This week's note is about a new drug, which has just been approved by the US FDA. (It has not yet been approved in the UK). The drug is called lecanemab and it is for early signs of Alzheimer's Disease. It was described in the media as a "momentous breakthrough." That massively overstated findings.
The research that led to the drug approval was a Phase 3 Randomized Controlled Trial (RCT). The drug manufacturers were heavily involved in the trial and the paper publication. The trial included 1,795 participants, with half receiving lecanemab and the other half a placebo. The study spanned 18 months and was conducted across multiple centers worldwide. Eligibility criteria were stringent, including age, cognitive status, and evidence of brain amyloid pathology through PET scans.

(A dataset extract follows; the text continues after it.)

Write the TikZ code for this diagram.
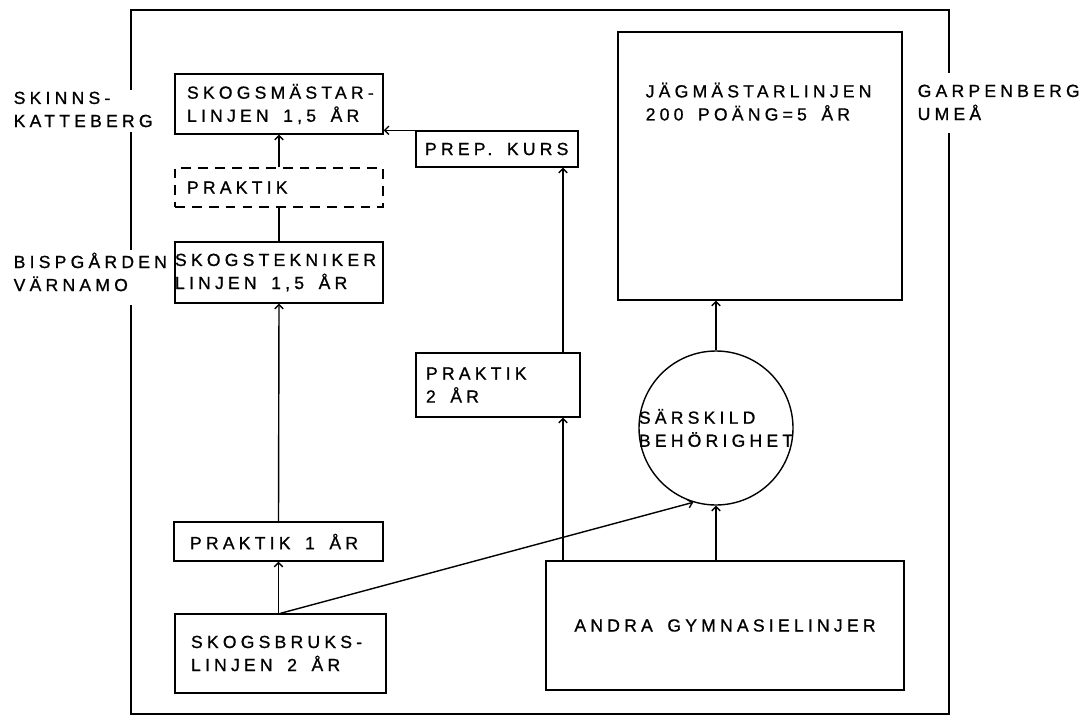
\documentclass[tikz,border=0pt]{standalone}
\usepackage{fontspec}
\setmainfont{Liberation Sans}[LetterSpace=24, WordSpace=1.6, FakeBold=0.9]
\usetikzlibrary{arrows.meta, positioning}

\newlength\pxl
\setlength\pxl{0.025cm} % one pixel of the scan

\tikzset{
	>={Straight Barb[length=3pt,width=6pt]}, % small open arrow heads
	box/.style={draw, rectangle, inner sep=0pt}, % the boxes of the courses
	dashbox/.style={box, dash pattern=on 7pt off 5pt}, % practice that is not required
	ring/.style={draw, circle, minimum size=154\pxl, inner sep=0pt}, % special eligibility
	txt/.style={inner sep=0pt, align=left}, % lettering
}

\begin{document}
\begin{tikzpicture}[x=0.025cm, y=-0.025cm, line width=1pt, font=\fontsize{12.5}{16.4}\selectfont]
	\useasboundingbox (0,0) rectangle (1084,717);
	
	% frame, open where the places are written
	\draw (131,90) -- (131,10) -- (949,10) -- (949,73);
	\draw (949,133) -- (949,714) -- (131,714) -- (131,305);
	\draw (131,250) -- (131,132);
	
	% places
	\node[txt, anchor=north west] (skinns) at (13,91) {SKINNS-\\KATTEBERG};
	\node[txt, anchor=north west] (bisp) at (13,252) {BISPGÅRDEN\\VÄRNAMO};
	\node[txt, anchor=north west] (garp) at (917,84) {GARPENBERG\\UMEÅ};
	
	% forest schools
	\node[box, minimum width=208\pxl, minimum height=60\pxl] (mast) at (279,104) {};
	\node[txt, right=12\pxl of mast.west] (masttxt) {SKOGSMÄSTAR-\\LINJEN 1,5 ÅR};
	\node[dashbox, minimum width=208\pxl, minimum height=39\pxl] (prakt) at (279,187.5) {};
	\node[txt, right=12\pxl of prakt.west] (prakttxt) {PRAKTIK};
	\node[box, minimum width=208\pxl, minimum height=61\pxl] (tekn) at (279,272.5) {};
	\node[txt, right=0pt of tekn.west] (tekntxt) {SKOGSTEKNIKER\\LINJEN 1,5 ÅR};
	\node[box, minimum width=209\pxl, minimum height=39\pxl] (prakt1) at (278.5,541.5) {};
	\node[txt, right=16\pxl of prakt1.west] (prakt1txt) {PRAKTIK 1 ÅR};
	\node[box, minimum width=211\pxl, minimum height=79\pxl] (bruk) at (280.5,653.5) {};
	\node[txt, right=16\pxl of bruk.west] (bruktxt) {SKOGSBRUKS-\\LINJEN 2 ÅR};
	
	% the way through practice
	\node[box, minimum width=162\pxl, minimum height=36\pxl] (prep) at (497,149) {};
	\node[txt, right=9\pxl of prep.west] (preptxt) {PREP. KURS};
	\node[box, minimum width=164\pxl, minimum height=64\pxl] (prakt2) at (498,385) {};
	\node[txt, right=10\pxl of prakt2.west] (prakt2txt) {PRAKTIK\\2 ÅR};
	
	% university
	\node[box, minimum width=284\pxl, minimum height=268\pxl] (jag) at (760,166) {};
	\node[txt, anchor=north west] (jagtxt) at (645,82) {JÄGMÄSTARLINJEN\\200 POÄNG=5 ÅR};
	\node[ring] (sars) at (716,428) {};
	\node[txt] (sarstxt) at (sars) {SÄRSKILD\\BEHÖRIGHET};
	\node[box, minimum width=358\pxl, minimum height=129\pxl] (andra) at (725,625.5) {ANDRA GYMNASIELINJER};
	\coordinate (col) at (563,0);
	
	% arrows
	\draw[->] (prakt.north) -- (mast.south);
	\draw (tekn.north) -- (prakt.south);
	\draw[->] (prakt1.north) -- (tekn.south);
	\draw[->] (bruk.north -| prakt1) -- (prakt1.south);
	\draw[->] (bruk.north) -- (sars.253);
	\draw[->] (prep.north west) -- (prep.north west -| mast.east);
	\draw[->] (andra.north -| col) -- (prakt2.south -| col);
	\draw[->] (prakt2.north -| col) -- (prep.south -| col);
	\draw[->] (andra.north -| sars) -- (sars.south);
	\draw[->] (sars.north) -- (jag.south -| sars);
	
\end{tikzpicture}
\end{document}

Initial trials showed no significant difference between lecanemab and the placebo at 12 months, with both groups experiencing cognitive decline. Lecanemab didn't reverse or halt Alzheimer's progression but claimed to slow it down slightly. On an 18-point scale, the difference between the two groups was a mere 0.45 points after 18 months. While amyloid levels were reduced as expected, it remained uncertain whether disturbing this biological pathway was advisable.
Red flags emerged regarding lecanemab’s safety. Brain scans indicated a risk of brain bleeds in 17% of participants and brain swelling in 13%. Moreover, 7% of those taking the drug had to discontinue treatment due to side effects. While some adverse events were expected given the participants' age, many were directly related to the drug and they were serious.
This trial paper was published in March 2023. A related paper was published in August 2023. This looked at the strict eligibility criteria for the lecanemab trial. Assessing patients at their own clinic in the US, researchers found that only 8% of their patients met all the inclusion and exclusion criteria. i.e., 9 out of 10 Alzheimer's patients might not be eligible for the drug.
Despite the headlines and hopes surrounding lecanemab, uncertainty still shrouds the relationship between amyloid-beta accumulation and Alzheimer's disease. Decades of drug trials targeting amyloid-beta have yielded little success. Lecanemab did not show significant results at 12 months. The drug's sponsor, Eisai Inc., played a significant role in the trial's design and analysis, raising concerns about potential bias.
Ultimately, lecanemab did not reverse Alzheimer's disease, offering only modest relief compared to the placebo, with serious safety concerns. The stringent eligibility criteria further raise questions about the drug's applicability to real-world patients. Given the risks associated with lecanemab, balancing potential benefits against these dangers is essential.